Already two years ago, the release of "Blemish" on the newly born (and founded by himself) Samadhi Sound once again divided the large following of this artist, perhaps the last one left on the planet to whom it is impossible to attach any label.
The continuous maturation of David Sylvian as an artist and as a man constantly leaves me astonished. Listening to "Good Son vs. the Only Daughter", I finally realize how blind and deaf the Virgin producers must have been to let him slip away right after the release, in 2002, of the spectacular and ethereal "Camphor", evidently so distant from the concept of "masterpiece" that unfortunately many record executives identify with the first place on the charts.

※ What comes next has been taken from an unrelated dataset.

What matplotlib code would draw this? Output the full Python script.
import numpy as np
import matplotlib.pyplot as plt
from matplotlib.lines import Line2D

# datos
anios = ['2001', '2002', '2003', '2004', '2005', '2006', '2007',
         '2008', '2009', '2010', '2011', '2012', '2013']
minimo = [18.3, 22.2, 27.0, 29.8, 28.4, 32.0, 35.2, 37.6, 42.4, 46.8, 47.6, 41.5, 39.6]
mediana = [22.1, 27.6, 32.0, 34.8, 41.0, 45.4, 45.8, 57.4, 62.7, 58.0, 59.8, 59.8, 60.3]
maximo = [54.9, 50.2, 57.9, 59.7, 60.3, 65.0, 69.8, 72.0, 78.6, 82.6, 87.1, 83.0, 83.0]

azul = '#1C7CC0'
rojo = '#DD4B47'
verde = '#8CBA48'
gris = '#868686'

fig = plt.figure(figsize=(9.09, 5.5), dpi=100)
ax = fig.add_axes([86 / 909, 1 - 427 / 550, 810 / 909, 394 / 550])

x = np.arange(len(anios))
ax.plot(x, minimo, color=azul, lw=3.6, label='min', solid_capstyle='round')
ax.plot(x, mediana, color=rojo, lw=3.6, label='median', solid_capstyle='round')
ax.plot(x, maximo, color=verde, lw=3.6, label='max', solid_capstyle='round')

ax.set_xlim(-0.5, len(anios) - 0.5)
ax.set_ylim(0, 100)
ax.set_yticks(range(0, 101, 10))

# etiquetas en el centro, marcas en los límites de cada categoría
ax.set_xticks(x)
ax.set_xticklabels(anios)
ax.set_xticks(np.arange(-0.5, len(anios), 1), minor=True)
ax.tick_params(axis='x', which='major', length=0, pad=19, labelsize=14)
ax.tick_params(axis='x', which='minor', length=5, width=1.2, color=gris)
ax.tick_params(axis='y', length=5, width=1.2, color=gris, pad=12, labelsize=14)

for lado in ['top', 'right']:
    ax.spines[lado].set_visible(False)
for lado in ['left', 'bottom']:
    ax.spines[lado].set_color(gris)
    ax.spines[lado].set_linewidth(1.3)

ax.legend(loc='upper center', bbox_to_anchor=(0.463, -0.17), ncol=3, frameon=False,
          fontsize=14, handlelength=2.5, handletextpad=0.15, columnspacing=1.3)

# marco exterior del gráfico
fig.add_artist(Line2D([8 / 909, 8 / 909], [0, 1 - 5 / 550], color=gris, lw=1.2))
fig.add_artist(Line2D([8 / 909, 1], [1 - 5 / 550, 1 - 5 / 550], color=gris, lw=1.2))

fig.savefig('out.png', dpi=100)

If in "Blemish" we had reached extreme minimalism, also a result of the meeting between Sylvian and another man who seems to have stepped out of a science fiction film, namely Christian Fennesz, in the latest effort by the British artist, which is nothing more than the previous album's songs remixed by a handful of Japanese DJs close to Ryuichi Sakamoto (and therefore to Sylvian himself), one can see, as clear as an open wound, the disarming ease with which this man seems to have understood everything 15-20 years ahead of the rest of the world.

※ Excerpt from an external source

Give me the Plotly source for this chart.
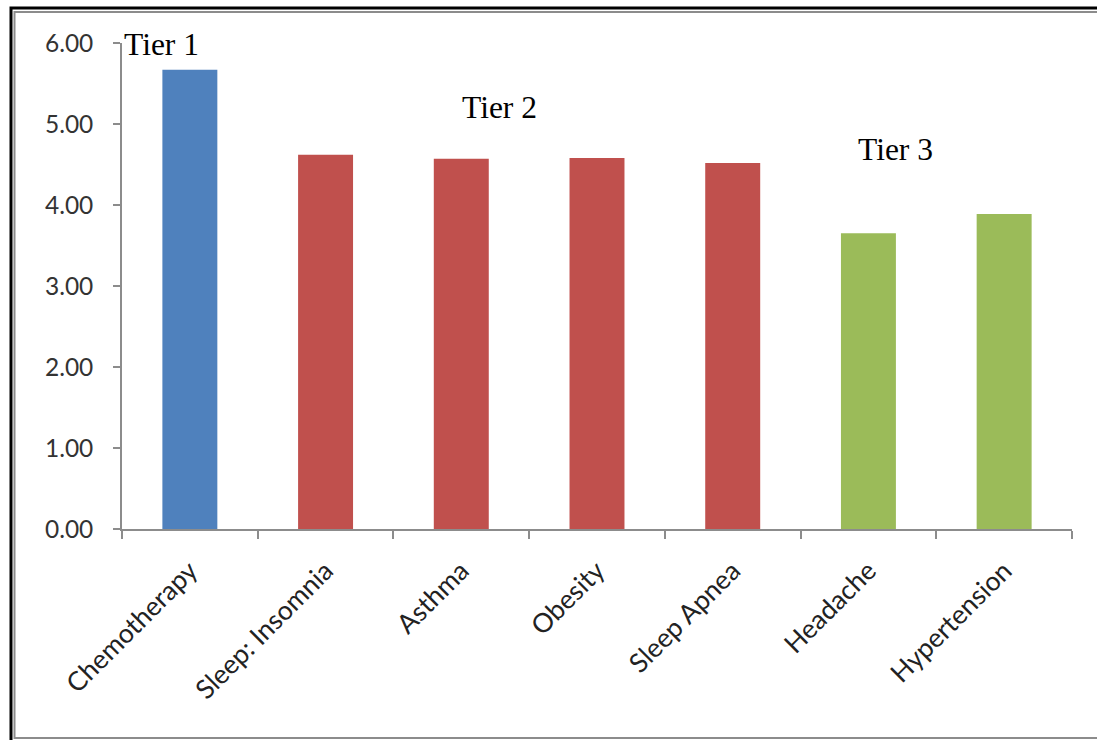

Suspension, a sense of emptiness, melodies on the edge of listenability, and lyrics that seem constantly more spit out by an oracle than by a human being, all combined with the excellent work done by the DJs from the Land of the Rising Sun (on which I have no doubt there was Sylvian’s own mediating oversight) make this album a work that will sell about 10,000 copies, but will, in various corners of the world, make about 10,000 people bitterly aware of the transience of life, carrying them on that cloud elevated to a hermitage on which for years now David Sylvian, his guru, and a very select circle of geniuses (Sakamoto and Fripp at the forefront) float inexorably, ready occasionally to provide us with acid rains that have the now almost extinct power to make us reflect from the first to the last second of listening.

Best track: How Little We Need to Be Happy (remixed by Tatsuhiko Asano).